7.2 The right to extraordinary termination for good cause remains unaffected. Good cause shall be deemed to exist if the terminating party, taking into account all circumstances of the individual case and weighing the interests of both parties, cannot reasonably be expected to continue the contractual relationship until the agreed termination or until the expiry of a notice period.
7.3 Notice of termination shall be given in writing or in text form (e.g. by e-mail).
8.1 The Provider shall be liable for all contractual, quasi-contractual and statutory, including tortious, claims for damages and reimbursement of expenses as follows:
8.1.1 The Provider is liable without limitation for any legal reason
- in the event of intent or gross negligence,
- in the event of intentional or negligent injury to life, limb or health,
- on the basis of a guarantee promise, insofar as nothing else is regulated in this respect,
- on the basis of mandatory liability such as under the Product Liability Act.
8.2 If the Provider negligently breaches a material contractual obligation, liability shall be limited to the foreseeable damage typical for the contract, unless liability is unlimited in accordance with the preceding clause. Material contractual obligations are obligations which the contract imposes on the Provider according to its content in order to achieve the purpose of the contract, the fulfilment of which makes the proper performance of the contract possible in the first place and compliance with which the Customer may regularly rely on.
8.3 In all other respects, liability on the part of the Provider is excluded.
8.4 The above liability provisions shall also apply with regard to the liability of the Provider for its vicarious agents and legal representatives.
9) Amendment of the GTC
9.1 The Provider reserves the right to amend these GTC at any time without stating reasons, unless this is unreasonable for the Customer. The Provider shall notify the Customer of any changes to the GTC in text form in good time. If the customer does not object to the validity of the new GTC within a period of four weeks after notification, the amended GTC shall be deemed accepted by the customer. In the notification, the provider shall inform the customer of his right to object and the significance of the objection period. If the customer objects to the amendments within the aforementioned period, the contractual relationship shall continue to exist under the original terms and conditions.

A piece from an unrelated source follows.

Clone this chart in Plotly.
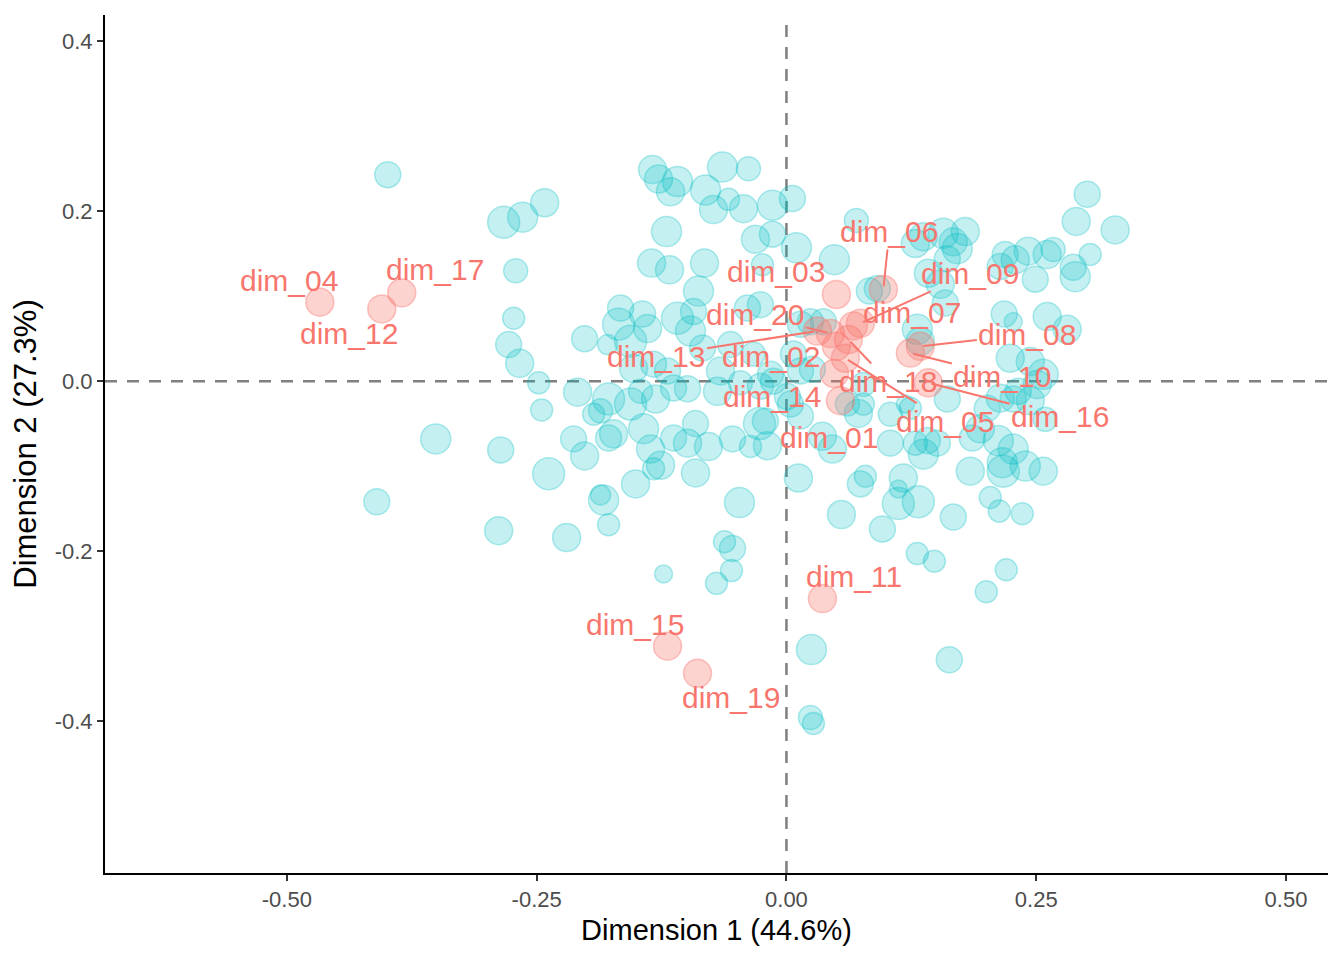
import plotly.graph_objects as go

# row points (cyan): coordinates on dimensions 1 and 2, plus a mass value for size
row_x = [
    -0.399, -0.283, -0.264, -0.242, -0.271, -0.273, -0.278, -0.267, -0.248, -0.245,
    -0.351, -0.286, -0.238, -0.410, -0.288, -0.220, -0.178, -0.183, -0.186, -0.213,
    -0.202, -0.178, -0.173, -0.143, -0.136, -0.126, -0.133, -0.151, -0.113, -0.099,
    -0.091, -0.078, -0.091, -0.054, -0.036, -0.027, -0.019, 0.012, -0.047, -0.062,
    -0.054, -0.055, -0.070, -0.123, 0.025, 0.024, 0.027, 0.163, 0.055, -0.209,
    -0.178, -0.193, -0.186, -0.156, -0.146, -0.131, -0.113, -0.099, 0.004, -0.013,
    -0.134, -0.128, -0.109, -0.116, -0.064, -0.038, -0.081, -0.073, -0.058, -0.043,
    -0.014, 0.006, -0.120, -0.031, -0.014, 0.010, -0.135, -0.117, -0.082, -0.024,
    -0.088, -0.026, -0.039, -0.202, -0.179, -0.166, -0.144, -0.168, -0.156, -0.139,
    -0.109, -0.093, -0.096, -0.084, -0.153, -0.133, -0.119, -0.066, -0.056, -0.033,
    -0.016, 0.070, 0.048, 0.024, 0.037, 0.014, 0.083, 0.091, 0.131, 0.134,
    0.159, 0.154, 0.142, 0.129, 0.137, 0.157, 0.167, 0.179, 0.171, 0.161,
    0.301, 0.290, 0.329, 0.304, 0.287, 0.289, 0.249, 0.261, 0.242, 0.229,
    0.214, 0.218, 0.227, 0.261, 0.281, 0.224, 0.244, 0.257, 0.251, 0.214,
    0.227, 0.244, 0.259, 0.194, 0.186, 0.212, 0.227, 0.184, 0.216, 0.217,
    0.239, 0.257, 0.204, 0.213, 0.236, 0.167, 0.132, 0.112, 0.117, 0.112,
    0.079, 0.074, 0.096, 0.131, 0.148, 0.220, 0.200, 0.161, 0.119, 0.104,
    0.077, 0.072, 0.104, 0.137, 0.141, 0.151, 0.129, 0.201, 0.124, 0.046,
    0.036, 0.014, 0.232, 0.219, 0.267, 0.014, 0.007, 0.026, 0.077, 0.061,
    0.001, -0.021, -0.026, -0.046, -0.069,
]
row_y = [
    0.243, 0.187, 0.193, 0.210, 0.130, 0.074, 0.043, 0.021, -0.002, -0.034,
    -0.068, -0.081, -0.109, -0.142, -0.176, -0.184, -0.169, -0.140, -0.134, -0.068,
    -0.088, -0.067, -0.062, -0.056, -0.080, -0.099, -0.103, -0.121, -0.067, -0.073,
    -0.050, -0.077, -0.108, -0.068, -0.077, -0.050, -0.076, -0.114, -0.143, -0.189,
    -0.197, -0.223, -0.238, -0.227, -0.316, -0.396, -0.403, -0.328, -0.157, -0.013,
    -0.021, -0.039, -0.035, -0.027, -0.012, -0.021, -0.008, -0.009, -0.027, 0.000,
    0.249, 0.238, 0.235, 0.223, 0.252, 0.250, 0.225, 0.202, 0.214, 0.203,
    0.207, 0.215, 0.176, 0.167, 0.173, 0.157, 0.139, 0.131, 0.139, 0.137,
    0.106, 0.090, 0.086, 0.050, 0.043, 0.086, 0.079, 0.067, 0.047, 0.062,
    0.074, 0.082, 0.059, 0.039, 0.015, 0.020, 0.012, 0.012, 0.043, 0.032,
    0.008, 0.189, 0.143, 0.070, 0.070, 0.012, 0.106, 0.109, 0.061, 0.047,
    0.092, 0.114, 0.127, 0.162, 0.170, 0.174, 0.164, 0.176, 0.156, 0.144,
    0.220, 0.188, 0.178, 0.149, 0.134, 0.123, 0.120, 0.149, 0.153, 0.143,
    0.135, 0.079, 0.070, 0.076, 0.061, 0.027, 0.023, 0.008, -0.004, -0.020,
    -0.021, -0.023, -0.045, -0.056, -0.067, -0.070, -0.080, -0.106, -0.096, -0.106,
    -0.100, -0.106, -0.137, -0.153, -0.156, -0.160, -0.142, -0.144, -0.114, -0.127,
    -0.112, -0.121, -0.174, -0.203, -0.212, -0.222, -0.248, -0.021, -0.027, -0.039,
    -0.027, -0.038, -0.073, -0.086, -0.070, -0.073, -0.073, -0.032, -0.032, -0.080,
    -0.065, -0.041, -0.012, 0.149, 0.155, 0.067, 0.032, 0.014, -0.004, -0.027,
    -0.018, -0.047, -0.006, -0.002, -0.012,
]
row_mass = [
    13, 16, 15, 14, 12, 11, 13, 14, 11, 11,
    15, 13, 16, 13, 14, 14, 11, 15, 10, 13,
    14, 13, 14, 15, 14, 14, 11, 14, 13, 14,
    13, 14, 14, 13, 11, 16, 14, 14, 15, 11,
    13, 11, 11, 9, 15, 12, 11, 13, 14, 14,
    16, 11, 12, 16, 12, 14, 13, 13, 13, 13,
    14, 14, 15, 14, 15, 12, 15, 14, 11, 14,
    15, 13, 15, 14, 13, 15, 14, 14, 14, 11,
    15, 13, 13, 13, 10, 13, 13, 16, 16, 14,
    16, 13, 15, 13, 14, 13, 13, 14, 13, 12,
    13, 12, 15, 13, 13, 13, 13, 13, 15, 14,
    13, 14, 14, 14, 14, 15, 14, 14, 15, 13,
    13, 14, 14, 11, 13, 15, 13, 14, 14, 14,
    13, 13, 9, 14, 14, 14, 14, 15, 14, 14,
    13, 14, 12, 14, 13, 15, 15, 14, 15, 16,
    15, 14, 11, 11, 11, 13, 16, 16, 14, 9,
    11, 13, 13, 11, 11, 11, 11, 13, 9, 12,
    11, 14, 13, 15, 13, 13, 12, 13, 11, 14,
    14, 13, 13, 13, 12, 13, 13, 13, 12, 12,
    13, 13, 13, 12, 14,
]

# column points (red): dim_01 .. dim_20
col_names = [f"dim_{i:02d}" for i in range(1, 21)]
col_x = [
    0.054, 0.050, 0.050, -0.467, 0.059, 0.097, 0.067, 0.134, 0.074, 0.124,
    0.036, -0.405, 0.031, 0.048, -0.119, 0.142, -0.385, 0.062, -0.089, 0.044,
]
col_y = [
    -0.023, 0.041, 0.102, 0.093, 0.027, 0.108, 0.065, 0.041, 0.068, 0.033,
    -0.256, 0.085, 0.059, 0.009, -0.312, -0.002, 0.104, 0.049, -0.344, 0.056,
]

# label placement (pixel offset of label from its point, leader line or not)
label_pos = {
    "dim_01": (-11, 37, False), "dim_02": (-65, 10, False), "dim_03": (-60, -23, False),
    "dim_04": (-31, -22, False), "dim_05": (100, 63, True), "dim_06": (6, -58, True),
    "dim_07": (59, -13, False), "dim_08": (107, -12, True), "dim_09": (110, -50, True),
    "dim_10": (92, 23, True), "dim_11": (32, -22, False), "dim_12": (-33, 25, False),
    "dim_13": (-161, 25, True), "dim_14": (-62, 23, False), "dim_15": (-33, -22, False),
    "dim_16": (132, 34, True), "dim_17": (33, -23, False), "dim_18": (40, 42, True),
    "dim_19": (33, 24, False), "dim_20": (-75, -19, True),
}

CYAN = "0,191,196"
RED = "248,118,109"
FONT = "Liberation Sans, Arial, sans-serif"

fig = go.Figure()

fig.add_hline(y=0, line=dict(color="#7F7F7F", width=2.5, dash="12px,10px"), layer="below")
fig.add_vline(x=0, line=dict(color="#7F7F7F", width=2.5, dash="12px,10px"), layer="below")

fig.add_trace(go.Scatter(
    x=row_x, y=row_y, mode="markers",
    marker=dict(size=[2 * m for m in row_mass], color=f"rgba({CYAN},0.32)",
                line=dict(color=f"rgba({CYAN},0.45)", width=1.5)),
    hoverinfo="skip", showlegend=False,
))
fig.add_trace(go.Scatter(
    x=col_x, y=col_y, mode="markers", text=col_names,
    marker=dict(size=28, color=f"rgba({RED},0.32)",
                line=dict(color=f"rgba({RED},0.4)", width=1.5)),
    showlegend=False,
))

for name, x, y in zip(col_names, col_x, col_y):
    dx, dy, line = label_pos[name]
    common = dict(x=x, y=y, text=name, font=dict(family=FONT, size=30, color=f"rgb({RED})"))
    if line:
        fig.add_annotation(**common, showarrow=True, ax=dx, ay=dy, arrowhead=0,
                           arrowwidth=2, arrowcolor=f"rgb({RED})", standoff=3)
    else:
        fig.add_annotation(**common, showarrow=False, xshift=dx, yshift=-dy)

axis_common = dict(
    showgrid=False, zeroline=False, showline=True, linecolor="black", linewidth=2,
    ticks="outside", ticklen=6, tickwidth=2, tickcolor="#333333",
    tickfont=dict(family=FONT, size=22, color="#4D4D4D"),
)
fig.update_xaxes(
    **axis_common, range=[-0.682, 0.542],
    tickvals=[-0.5, -0.25, 0, 0.25, 0.5], ticktext=["-0.50", "-0.25", "0.00", "0.25", "0.50"],
    title=dict(text="Dimension 1 (44.6%)", font=dict(family=FONT, size=29, color="black"), standoff=8),
)
fig.update_yaxes(
    **axis_common, range=[-0.579, 0.431],
    tickvals=[-0.4, -0.2, 0, 0.2, 0.4], ticktext=["-0.4", "-0.2", "0.0", "0.2", "0.4"],
    title=dict(text="Dimension 2 (27.3%)", font=dict(family=FONT, size=31, color="black"), standoff=10),
)
# the page body adds an 8px offset, so the figure is sized to fit the window
fig.update_layout(
    width=1336, height=952, plot_bgcolor="white", paper_bgcolor="white",
    margin=dict(l=97, r=16, t=7, b=87),
)

fig.write_html("out.html")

9.2 Furthermore, the Provider reserves the right to amend these GTC,
- if he is obliged to do so due to a change in the legal situation;
- to the extent that he thereby complies with a court ruling or an official decision directed against him;
- to the extent that it introduces additional, entirely new services, services or service elements which require a description of services in the GTC, unless the existing user relationship is adversely affected thereby;
- if the change is merely advantageous for the customer; or
- if the change is purely technical or procedural, unless it has a significant impact on the customer.

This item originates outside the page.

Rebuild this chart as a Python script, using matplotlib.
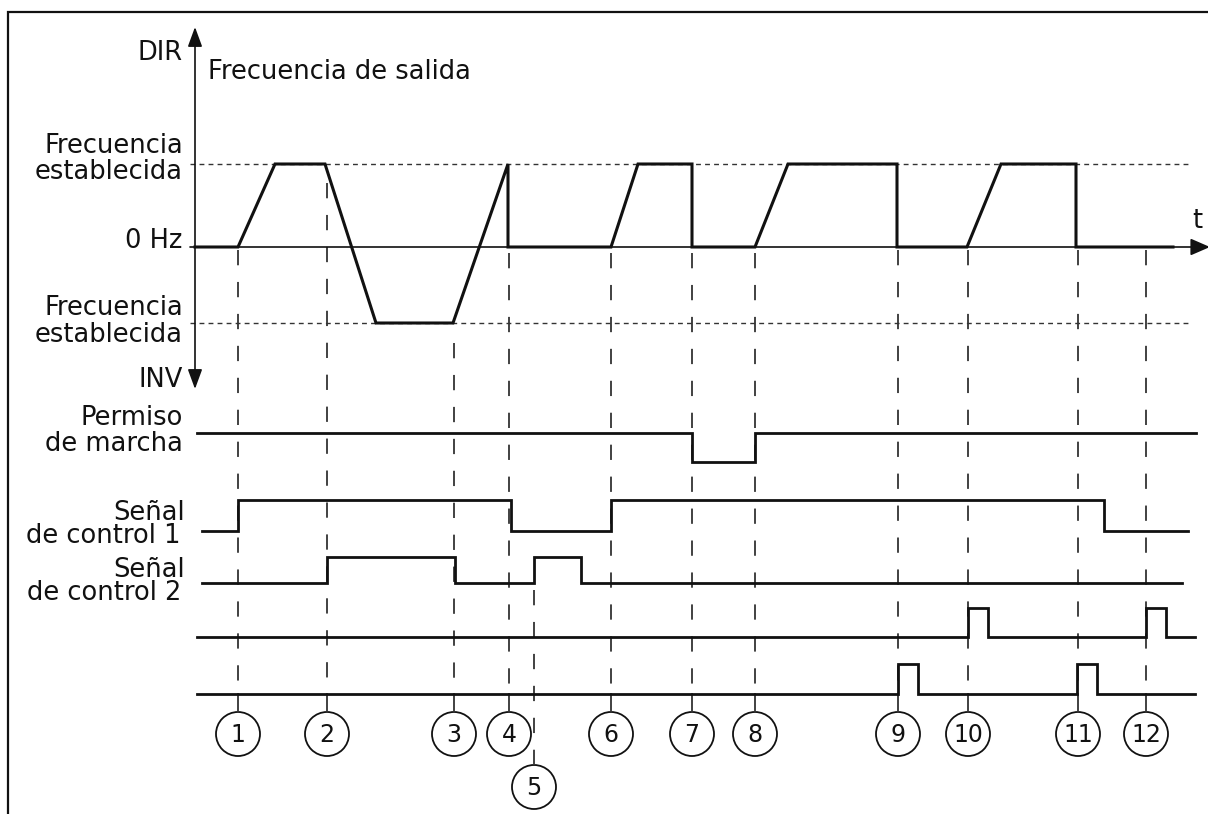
import matplotlib
matplotlib.use("Agg")
import matplotlib.pyplot as plt
from matplotlib.patches import Circle

# ---- data -------------------------------------------------------------
# event instants on the time axis (numbered circles 1..12)
events = [238, 327, 454, 509, 534, 611, 692, 755, 898, 968, 1078, 1146]
event_labels = [str(i) for i in range(1, 13)]

# output frequency: +1 = set frequency (DIR), 0 = 0 Hz, -1 = set frequency (INV)
freq_t = [195, 238, 275, 325, 376, 453, 508, 508, 611, 638, 692, 692,
          755, 788, 897, 897, 967, 1001, 1076, 1076, 1173]
freq_v = [0, 0, 1, 1, -1, -1, 1, 0, 0, 1, 1, 0,
          0, 1, 1, 0, 0, 1, 1, 0, 0]

# digital signals: edge times + level held from each edge (steps-post)
run_t = [197, 692, 755, 1196]
run_v = [1, 0, 1, 1]
ctrl1_t = [202, 238, 511, 611, 1104, 1188]
ctrl1_v = [0, 1, 0, 1, 0, 0]
ctrl2_t = [202, 327, 455, 534, 581, 1182]
ctrl2_v = [0, 1, 0, 1, 0, 0]
sig3_t = [197, 968, 988, 1146, 1166, 1195]
sig3_v = [0, 1, 0, 1, 0, 0]
sig4_t = [197, 898, 918, 1077, 1097, 1195]
sig4_v = [0, 1, 0, 1, 0, 0]

# ---- layout (pixel space) -------------------------------------------
Y_SET, Y_ZERO, Y_NEG = 164, 247, 323
X_AX = 195
rows = [  # (t, v, y_low, y_high)
    (run_t, run_v, 462, 433),
    (ctrl1_t, ctrl1_v, 531, 500),
    (ctrl2_t, ctrl2_v, 583, 557),
    (sig3_t, sig3_v, 637, 608),
    (sig4_t, sig4_v, 694, 664),
]
dash_top = [250, 183, 343, 253, 590, 253, 253, 253, 250, 250, 250, 250]
circ_y = [734] * 12
circ_y[4] = 787
R = 22
INK = "#111111"
GREY = "#333333"


def fy(v):
    return Y_ZERO - v * (Y_ZERO - Y_SET) if v >= 0 else Y_ZERO - v * (Y_NEG - Y_ZERO)


plt.rcParams["font.family"] = ["DejaVu Sans"]
plt.rcParams["lines.scale_dashes"] = False

fig = plt.figure(figsize=(12.08, 8.14), dpi=100)
ax = fig.add_axes([0, 0, 1, 1])
ax.set_xlim(0, 1208)
ax.set_ylim(814, 0)
ax.axis("off")

# frame (top + left)
ax.plot([8, 8, 1208], [814, 12, 12], color=INK, lw=1.6, solid_joinstyle="miter")

# set-frequency reference lines
for y in (Y_SET, Y_NEG):
    ax.plot([190, 1190], [y, y], color=GREY, lw=1.0, dashes=(3.5, 3.0))

# axes with arrows
head = "head_length=0.6,head_width=0.22"
ax.annotate("", xy=(X_AX, 27), xytext=(X_AX, 389),
            arrowprops=dict(arrowstyle="<|-|>," + head, mutation_scale=20,
                            color=INK, lw=1.2, shrinkA=0, shrinkB=0),
            annotation_clip=False)
ax.annotate("", xy=(1210, Y_ZERO), xytext=(190, Y_ZERO),
            arrowprops=dict(arrowstyle="-|>,head_length=0.6,head_width=0.26",
                            mutation_scale=20,
                            color=INK, lw=1.2, shrinkA=0, shrinkB=0),
            annotation_clip=False)

# event markers: dashed guides, connectors, numbered circles
for x, top, cy, lab in zip(events, dash_top, circ_y, event_labels):
    ax.plot([x, x], [top, cy - R if cy > 760 else 694], color=GREY, lw=1.3,
            dashes=(11, 12))
    if cy < 760:
        ax.plot([x, x], [694, cy - R], color=GREY, lw=1.3)
    ax.add_patch(Circle((x, cy), R, fill=False, ec=INK, lw=1.3))
    ax.text(x, cy + 1, lab, ha="center", va="center", fontsize=17, color=INK)

# output frequency waveform
ax.plot(freq_t, [fy(v) for v in freq_v], color=INK, lw=2.2,
        solid_joinstyle="miter")

# digital signals
for t, v, ylo, yhi in rows:
    ax.plot(t, [ylo if s == 0 else yhi for s in v], drawstyle="steps-post",
            color=INK, lw=2.0, solid_joinstyle="miter")

# texts
fs = 18.5
txt = dict(fontsize=fs, color=INK, va="baseline")
ax.text(183, 60, "DIR", ha="right", **txt)
ax.text(208, 79, "Frecuencia de salida", ha="left", **txt)
ax.text(183, 153, "Frecuencia", ha="right", **txt)
ax.text(183, 179, "establecida", ha="right", **txt)
ax.text(182, 248, "0 Hz", ha="right", **txt)
ax.text(183, 315, "Frecuencia", ha="right", **txt)
ax.text(183, 342, "establecida", ha="right", **txt)
ax.text(183, 387, "INV", ha="right", **txt)
ax.text(183, 425, "Permiso", ha="right", **txt)
ax.text(183, 451, "de marcha", ha="right", **txt)
ax.text(185, 520, "Señal", ha="right", **txt)
ax.text(181, 543, "de control 1", ha="right", **txt)
ax.text(185, 577, "Señal", ha="right", **txt)
ax.text(181, 600, "de control 2", ha="right", **txt)
ax.text(1197, 228, "t", ha="center", **txt)

fig.savefig("out.png", dpi=100)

9.3 The customer’s right to terminate the contract in accordance with clause 7 remains unaffected.
10) Applicable law, place of jurisdiction
10.1 The law of the Federal Republic of Germany shall apply to all legal relationships between the parties.
10.2 If the customer is acting as a merchant, a legal entity under public law or a special fund under public law with its registered office in the territory of the Federal Republic of Germany, the exclusive place of jurisdiction for all disputes arising from this contract shall be the registered office of the supplier.